Волны времени давно подмыли те берега острова Глазовка, на которых довелось стоять. Я не претендую на истину в последней инстанции, мой опыт уникален только для меня. Повествование, касающееся именно Глазовки, документально условно. События, в которых я лично не участвовал, переданы со слов местных жителей. И я отказался от первоначального намерения скрупулёзно восстановить факты. Для меня оказалось важнее не столько их точное воссоздание, сколько отношение к ним местных жителей (а вот это я запомнил). Дело не в том, что и как было, а как это воспринималось и как оценивалось. Некоторые имена изменены. А я, как и все люди, не свободен от предвзятости и предубеждений. Как и у всех, у меня есть недостатки. Например, как вы уже знаете, у меня сложные, запутанные отношения с зайцами. Может, жертвенное капище какое соорудить и оставлять там морковку с капустой? Вы как считаете?
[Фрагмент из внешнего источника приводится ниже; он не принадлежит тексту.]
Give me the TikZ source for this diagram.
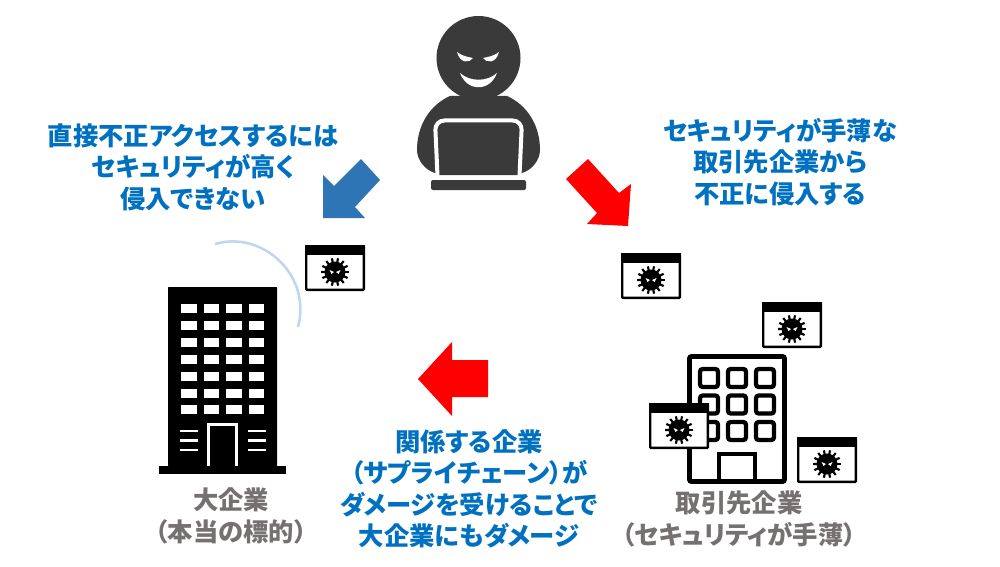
\documentclass[tikz,border=0pt]{standalone}
\usepackage{fontspec}
\setmainfont[RawFeature=+palt]{Noto Sans CJK JP}
\definecolor{msgblue}{HTML}{0070C0}
\definecolor{lblgray}{HTML}{767171}
\definecolor{arrowblue}{HTML}{2E75B6}
\definecolor{arcblue}{HTML}{BDD7EE}
\definecolor{hackergray}{HTML}{3A3A3A}
\tikzset{
	msg/.style={text=msgblue,font=\fontsize{19}{23.6}\selectfont\bfseries,align=center},
	lbl/.style={text=lblgray,font=\fontsize{19}{23.6}\selectfont\bfseries,align=center},
	virus/.pic={
		\filldraw[fill=white,draw=black,line width=1.8pt,rounded corners=0.5pt] (1.2,1.2) rectangle (58.8,44.8);
		\fill[black] (0,0) rectangle (60,10);
		\fill[black] (30,27) circle (10.5);
		\foreach \a in {0,25.7,...,340}
			\draw[black,line width=1.6pt] (30,27) -- ++(\a:14);
		\fill[white] (24.5,25) -- (29,27) -- (26.5,29) -- cycle;
		\fill[white] (35.5,25) -- (31,27) -- (33.5,29) -- cycle;
	}
}
\begin{document}
\begin{tikzpicture}[x=0.75pt,y=-0.75pt]
\useasboundingbox (0,0) rectangle (1000,567);

% hacker
\fill[hackergray] (450,96) .. controls (430,105) and (417,125) .. (417,150)
	.. controls (417,160) and (425,170) .. (435,173) -- (438,175) -- (519,175) -- (522,173)
	.. controls (532,170) and (540,160) .. (540,150)
	.. controls (540,125) and (527,105) .. (507,96) -- cycle;
\fill[hackergray] (478.5,58) circle (42);
\draw[white,line width=3pt,rounded corners=7pt] (437.5,176) -- (435,120.5) -- (522,120.5) -- (519.5,176);
\fill[hackergray,rounded corners=1.5pt] (431,180) rectangle (526,190);
\fill[white] (457,52) .. controls (462,56) and (468,57) .. (473,58) .. controls (470,63) and (460,64) .. (457,52) -- cycle;
\fill[white] (499,52) .. controls (494,56) and (488,57) .. (483,58) .. controls (486,63) and (496,64) .. (499,52) -- cycle;
\fill[white] (460,73) .. controls (470,82) and (487,82) .. (497,73) .. controls (490,92) and (467,92) .. (460,73) -- cycle;

% arrows
\fill[arrowblue] (361,159) -- (380,180) -- (355,207) -- (365,218) -- (323,218) -- (323,175) -- (334,186) -- cycle;
\fill[red] (588,159) -- (619,193) -- (631,184) -- (628,226) -- (587,224) -- (597,213) -- (566,179) -- cycle;
\fill[red] (418,379) -- (452,342) -- (452,360) -- (488,360) -- (488,397) -- (452,397) -- (452,416) -- cycle;

% big building
\fill[black,rounded corners=0.5pt] (168,287) rectangle (277,466);
\fill[black] (159,466) rectangle (286,474);
\foreach \row in {0,...,6}
	\foreach \col in {181,203.5,226,248.5}
		\fill[white] (\col,304+\row*16.9) rectangle +(15.5,9);
\foreach \ly in {431,440.5,450} {
	\draw[white,line width=1.6pt] (180,\ly) -- (198,\ly);
	\draw[white,line width=1.6pt] (248,\ly) -- (266,\ly);
}
\draw[white,line width=2.4pt] (208.5,466) -- (208.5,424.5) -- (236.5,424.5) -- (236.5,466);
\draw[arcblue,line width=1.9pt] (215,244) .. controls (262,230) and (312,275) .. (298,327);

% small building
\draw[black,line width=3.6pt,rounded corners=1.5pt] (689.5,356.5) rectangle (784.5,481.5);
\foreach \row in {367,393.5,420}
	\foreach \col in {698,726,754}
		\draw[black,line width=3.2pt,rounded corners=2pt] (\col+2,\row+2) rectangle +(18,18);
\draw[black,line width=3pt] (719,481) -- (719,454) -- (755,454) -- (755,481);

% windows
\foreach \wx/\wy in {305/245,621/253,762/302,649/403,797/437}
	\pic at (\wx,\wy) {virus};

% text
\node[msg] (direct) at (193,167) {直接不正アクセスするには\\セキュリティが高く\\侵入できない};
\node[msg] (weak) at (780,162) {セキュリティが手薄な\\取引先企業から\\不正に侵入する};
\node[msg] (chain) at (469,489) {関係する企業\\（サプライチェーン）が\\ダメージを受けることで\\大企業にもダメージ};
\node[lbl] (bigco) at (231,516) {大企業\\（本当の標的）};
\node[lbl] (partner) at (739,519) {取引先企業\\（セキュリティが手薄）};
\end{tikzpicture}
\end{document}
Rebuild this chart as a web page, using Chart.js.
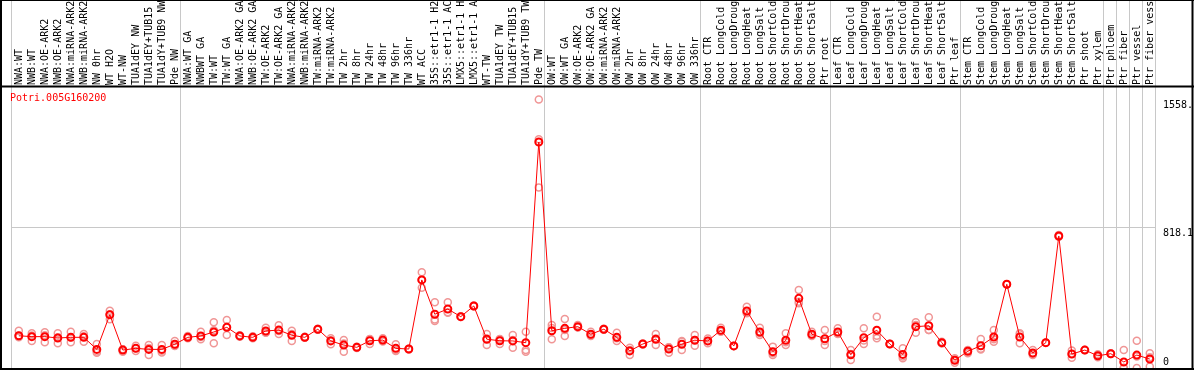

Майская тёплая ночь, задыхающаяся от благоухания сирени, шалеющая от накладывающихся друг на друга соловьиных трелей. Туда-сюда снуют майские жуки; бесшумно мелькают едва заметной тенью летучие мыши, заставляя невольно вздрагивать, как от прикосновения холодной руки… Комарья и мошек ещё нет. По улице не спеша идёт компания молодёжи. Один из парней остановился, поднял руки к весело помигивающим звёздам и выдал кому-то наверху, во все лёгкие, насколько хватило воздуха: «А-а-а-а!» Девчонки так и прыснули заливистым неудержимым смехом; одна, не в силах остановиться, аж перегнулась пополам и, держась за бок, жалобно простонала: «Я зараз памру, спынiце мяне хто-небудзь, ой не магу, пашкадуйце!» Кто-то из парней спросил: «Сашка, ты што, здурэў?»
А я его понимаю, в этот момент он был в лучшее время в лучшем месте на Земле. Кто бы на его месте удержался?